------ THE INPUT ------

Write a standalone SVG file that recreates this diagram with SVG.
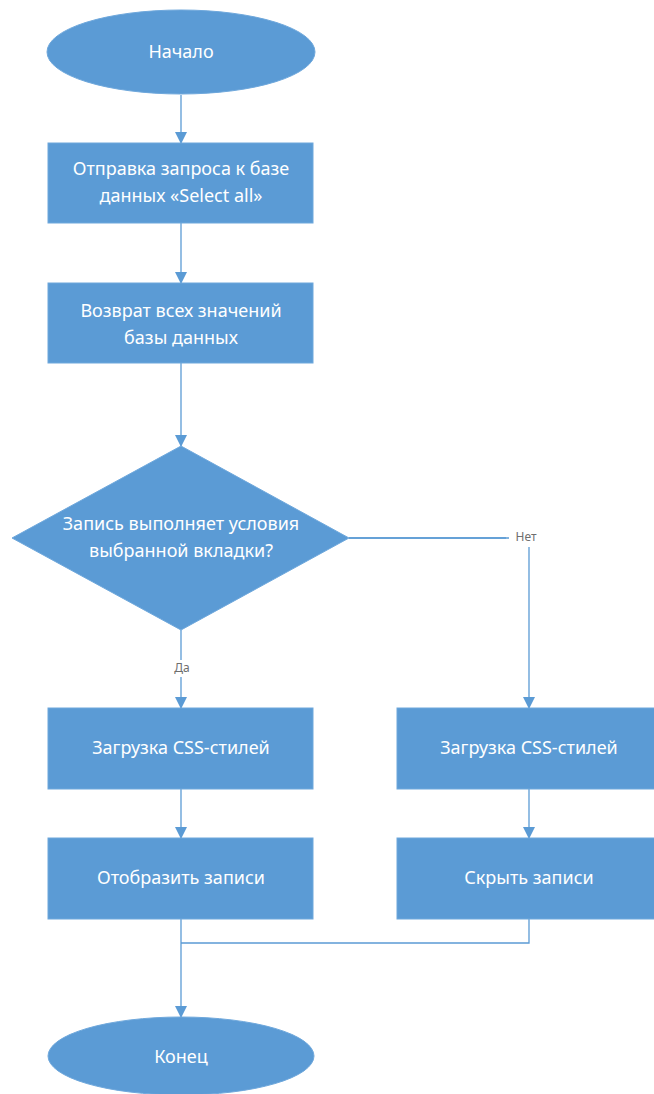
<svg xmlns="http://www.w3.org/2000/svg" width="654" height="1094" viewBox="0 0 654 1094">
<defs>
<style>
.n{fill:#5B9BD5;stroke:#6FA8DC;stroke-width:1}
.t{fill:#FFFFFF;font-family:"Noto Sans","Open Sans",sans-serif;font-size:18px;text-anchor:middle;dominant-baseline:middle}
.c{fill:none;stroke:#5B9BD5;stroke-width:1.3}
.l{fill:#6E6E6E;font-family:"Noto Sans","Open Sans",sans-serif;font-size:12px;text-anchor:middle;dominant-baseline:middle}
</style>
<marker id="a" markerWidth="12" markerHeight="12" refX="11" refY="6" orient="auto" markerUnits="userSpaceOnUse">
<path d="M0,0 L12,6 L0,12 Z" fill="#5B9BD5"/>
</marker>
</defs>
<rect width="654" height="1094" fill="#FFFFFF"/>
<g id="connectors">
<line class="c" x1="181" y1="95" x2="181" y2="143" marker-end="url(#a)"/>
<line class="c" x1="181" y1="223" x2="181" y2="283" marker-end="url(#a)"/>
<line class="c" x1="181" y1="363" x2="181" y2="446" marker-end="url(#a)"/>
<polyline class="c" points="181,630 181,708" marker-end="url(#a)"/>
<polyline class="c" points="349,538 529,538 529,708" marker-end="url(#a)"/>
<line class="c" x1="181" y1="789" x2="181" y2="838" marker-end="url(#a)"/>
<line class="c" x1="529" y1="789" x2="529" y2="838" marker-end="url(#a)"/>
<polyline class="c" points="181,919 181,1017" marker-end="url(#a)"/>
<polyline class="c" points="529,919 529,943 181,943"/>
<rect x="172" y="660" width="20" height="17" fill="#FFFFFF"/>
<text class="l" x="182" y="669">Да</text>
<rect x="506" y="530" width="36" height="17" fill="#FFFFFF"/>
<line class="c" x1="349" y1="538" x2="509" y2="538"/>
<text class="l" x="526" y="538">Нет</text>
</g>
<g id="start">
<ellipse class="n" cx="181" cy="52" rx="134" ry="42"/>
<text class="t" x="181" y="53">Начало</text>
</g>
<g id="query">
<rect class="n" x="48" y="143" width="265" height="80"/>
<text class="t" x="181" y="170">Отправка запроса к базе</text>
<text class="t" x="181" y="197">данных «Select all»</text>
</g>
<g id="return">
<rect class="n" x="48" y="283" width="265" height="80"/>
<text class="t" x="181" y="312">Возврат всех значений</text>
<text class="t" x="181" y="339">базы данных</text>
</g>
<g id="decision">
<polygon class="n" points="181,446 349,538 181,630 12,538"/>
<text class="t" x="181" y="525">Запись выполняет условия</text>
<text class="t" x="181" y="552">выбранной вкладки?</text>
</g>
<g id="css-left">
<rect class="n" x="48" y="708" width="265" height="81"/>
<text class="t" x="181" y="749">Загрузка CSS-стилей</text>
</g>
<g id="css-right">
<rect class="n" x="397" y="708" width="265" height="81"/>
<text class="t" x="529" y="749">Загрузка CSS-стилей</text>
</g>
<g id="show">
<rect class="n" x="48" y="838" width="265" height="81"/>
<text class="t" x="181" y="879">Отобразить записи</text>
</g>
<g id="hide">
<rect class="n" x="397" y="838" width="265" height="81"/>
<text class="t" x="529" y="879">Скрыть записи</text>
</g>
<g id="end">
<ellipse class="n" cx="181" cy="1056" rx="133" ry="39"/>
<text class="t" x="181" y="1058">Конец</text>
</g>
</svg>
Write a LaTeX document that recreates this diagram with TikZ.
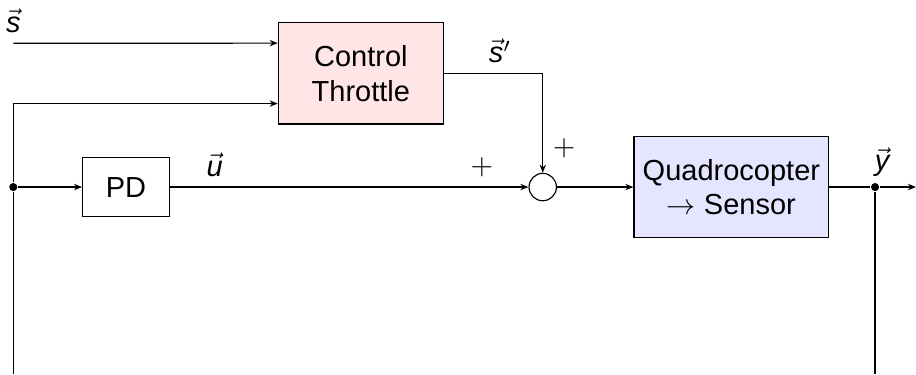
\documentclass[tikz,border=0pt]{standalone}
\usepackage{fontspec}
\setmainfont{Liberation Sans}
\usetikzlibrary{arrows.meta,positioning,calc}
\tikzset{
  blk/.style={rectangle, draw, align=center, inner sep=3pt, minimum height=12.28mm},
  sumpt/.style={circle, draw, inner sep=0pt, minimum size=3.32mm},
  junc/.style={circle, fill, inner sep=0pt, minimum size=2.8pt},
  fl/.style={-{Stealth[length=2.8pt,width=2.2pt]}},
  lbl/.style={inner sep=3.3pt},
}
\newcommand{\vsym}[1]{\ensuremath{\vec{\textit{#1}}}}
\begin{document}
\begin{tikzpicture}
\useasboundingbox (0,0) rectangle (11.10,4.533);
\node[blk, minimum width=20mm, fill=red!10] (ct) at (4.373,3.644) {Control\\Throttle};
\node[blk, minimum width=10.5mm, minimum height=7.2mm] (pd) at (1.527,2.266) {PD};
\node[sumpt] (sum) at (6.577,2.266) {};
\node[blk, minimum width=23.51mm, fill=blue!10] (qs) at (8.863,2.266) {Quadrocopter\\$\rightarrow$ Sensor};
\node[junc] (b1) at (0.161,2.266) {};
\node[junc] (b2) at (10.604,2.266) {};
\coordinate (sin) at (0.161,4.008);
\coordinate (out) at (11.10,2.266);
\coordinate (bl) at (0.161,0);
\coordinate (br) at (10.604,0);
\coordinate (ct1) at ($(ct.west)+(0,0.366)$);
\coordinate (ct2) at ($(ct.west)+(0,-0.366)$);
\draw[fl] (sin) node[lbl,above]{\vsym{s}} -- (ct1);
\draw[fl] (bl) -- (b1) |- (ct2);
\draw[fl] (b1) -- (pd);
\draw[fl] (pd) -- node[lbl,above,pos=0.125]{\vsym{u}} node[lbl,above,pos=0.87]{$+$} (sum);
\draw[fl] (ct.east) -| node[lbl,above,pos=0.285]{\vsym{s}$'$} node[lbl,right,pos=0.875]{$+$} (sum.north);
\draw[fl] (sum) -- (qs);
\draw (qs) -- (b2);
\draw[fl] (b2) -- node[lbl,above,pos=0.07]{\vsym{y}} (out);
\draw (b2) -- (br);
\end{tikzpicture}
\end{document}
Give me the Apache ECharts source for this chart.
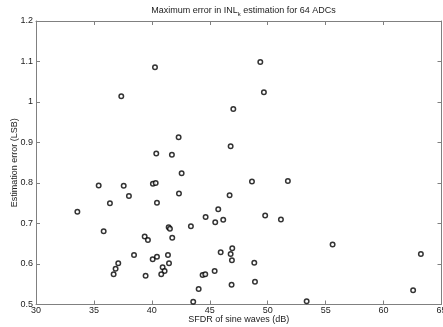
<!DOCTYPE html>
<html>
<head>
<meta charset="utf-8">
<script src="https://cdn.jsdelivr.net/npm/echarts@6/dist/echarts.min.js"></script>
<style>html,body{margin:0;padding:0;background:#fff}#c{width:443px;height:327px}</style>
</head>
<body>
<div id="c"></div>
<script>
const sfdr = [40.27,37.36,42.31,40.38,41.73,49.36,49.67,47.03,46.80,35.41,37.57,38.02,33.57,36.38,40.09,40.33,40.44,42.34,35.84,39.38,39.66,41.45,41.56,41.76,38.46,41.39,37.10,40.07,40.44,41.48,36.87,36.70,40.93,41.10,40.81,39.46,42.57,48.64,51.74,46.71,45.73,44.64,45.47,46.16,49.78,51.14,43.37,46.94,45.94,46.80,46.91,48.84,45.42,44.38,44.61,44.04,46.88,48.90,43.57,53.36,55.60,63.22,62.55];
const errorVals = [1.086,1.014,0.913,0.873,0.870,1.099,1.024,0.983,0.891,0.794,0.793,0.768,0.729,0.750,0.798,0.800,0.751,0.774,0.681,0.668,0.659,0.691,0.687,0.665,0.622,0.622,0.602,0.612,0.618,0.602,0.588,0.575,0.592,0.583,0.575,0.571,0.824,0.804,0.805,0.770,0.735,0.716,0.703,0.709,0.720,0.710,0.693,0.639,0.629,0.625,0.609,0.603,0.583,0.573,0.575,0.538,0.549,0.556,0.507,0.508,0.648,0.625,0.535];
const xTicks = [30,35,40,45,50,55,60,65];
const yTicks = [0.5,0.6,0.7,0.8,0.9,1,1.1,1.2];

const chart = echarts.init(document.getElementById('c'), null, {renderer:'canvas'});
const axisColor = '#808080';
const font = 'Liberation Sans, Arial, sans-serif';
const txt = '#222';
const lineStyle = {color: axisColor, width: 1};
chart.setOption({
  animation: false,
  backgroundColor: '#fff',
  title: {
    text: 'Maximum error in {n|INL}{s|k} estimation for 64 ADCs',
    left: 238.5, top: 0, textAlign: 'center',
    textStyle: {
      fontFamily: font, fontSize: 9, fontWeight: 'normal', color: txt,
      rich: {
        n: {fontFamily: font, fontSize: 9, color: txt},
        s: {fontFamily: font, fontSize: 6, color: txt, padding: [6,0,0,0]}
      }
    }
  },
  grid: {left: 36, right: 1.5, top: 21, bottom: 22.5, outerBoundsMode: 'none', containLabel: false},
  xAxis: [{
    type: 'value', min: 30, max: 65, interval: 5,
    name: 'SFDR of sine waves (dB)', nameLocation: 'middle', nameGap: 11, nameMoveOverlap: false,
    nameTextStyle: {fontFamily: font, fontSize: 9, color: txt},
    axisLine: {show: true, lineStyle},
    axisTick: {show: true, inside: true, length: 4, lineStyle},
    axisLabel: {fontFamily: font, fontSize: 9, color: txt, margin: 2, formatter: v => xTicks.includes(v) ? String(v) : ''},
    splitLine: {show: false}
  }, {
    type: 'value', min: 30, max: 65, interval: 5, position: 'top',
    axisLine: {show: true, lineStyle},
    axisTick: {show: true, inside: true, length: 4, lineStyle},
    axisLabel: {show: false}, splitLine: {show: false}
  }],
  yAxis: [{
    type: 'value', min: 0.5, max: 1.2, interval: 0.1,
    name: 'Estimation error (LSB)', nameLocation: 'middle', nameGap: 17, nameMoveOverlap: false,
    nameTextStyle: {fontFamily: font, fontSize: 9, color: txt},
    axisLine: {show: true, lineStyle},
    axisTick: {show: true, inside: true, length: 4, lineStyle},
    axisLabel: {fontFamily: font, fontSize: 9, color: txt, margin: 3,
      formatter: v => { const r = Math.round(v*10)/10; return yTicks.includes(r) ? String(r) : ''; }},
    splitLine: {show: false}
  }, {
    type: 'value', min: 0.5, max: 1.2, interval: 0.1, position: 'right',
    axisLine: {show: true, lineStyle},
    axisTick: {show: true, inside: true, length: 4, lineStyle},
    axisLabel: {show: false}, splitLine: {show: false}
  }],
  series: [{
    type: 'scatter',
    xAxisIndex: 0, yAxisIndex: 0,
    data: sfdr.map((x, i) => [x, errorVals[i]]),
    symbol: 'circle', symbolSize: 4.5,
    itemStyle: {color: '#fff', borderColor: '#000', borderWidth: 1.5}
  }]
});
</script>
</body>
</html>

------

• _WORK INSTRUCTIONS_
Above are some records. Output exactly the lines from the one that contains "Give me the" to the one that contains "const yTicks = [0.5,0.6,0.7,0.8,0.9,1,1.1,1.2];", keeping both, and omit the pictures.

• _EXERCISE OUTPUT_
Give me the Apache ECharts source for this chart.
<!DOCTYPE html>
<html>
<head>
<meta charset="utf-8">
<script src="https://cdn.jsdelivr.net/npm/echarts@6/dist/echarts.min.js"></script>
<style>html,body{margin:0;padding:0;background:#fff}#c{width:443px;height:327px}</style>
</head>
<body>
<div id="c"></div>
<script>
const sfdr = [40.27,37.36,42.31,40.38,41.73,49.36,49.67,47.03,46.80,35.41,37.57,38.02,33.57,36.38,40.09,40.33,40.44,42.34,35.84,39.38,39.66,41.45,41.56,41.76,38.46,41.39,37.10,40.07,40.44,41.48,36.87,36.70,40.93,41.10,40.81,39.46,42.57,48.64,51.74,46.71,45.73,44.64,45.47,46.16,49.78,51.14,43.37,46.94,45.94,46.80,46.91,48.84,45.42,44.38,44.61,44.04,46.88,48.90,43.57,53.36,55.60,63.22,62.55];
const errorVals = [1.086,1.014,0.913,0.873,0.870,1.099,1.024,0.983,0.891,0.794,0.793,0.768,0.729,0.750,0.798,0.800,0.751,0.774,0.681,0.668,0.659,0.691,0.687,0.665,0.622,0.622,0.602,0.612,0.618,0.602,0.588,0.575,0.592,0.583,0.575,0.571,0.824,0.804,0.805,0.770,0.735,0.716,0.703,0.709,0.720,0.710,0.693,0.639,0.629,0.625,0.609,0.603,0.583,0.573,0.575,0.538,0.549,0.556,0.507,0.508,0.648,0.625,0.535];
const xTicks = [30,35,40,45,50,55,60,65];
const yTicks = [0.5,0.6,0.7,0.8,0.9,1,1.1,1.2];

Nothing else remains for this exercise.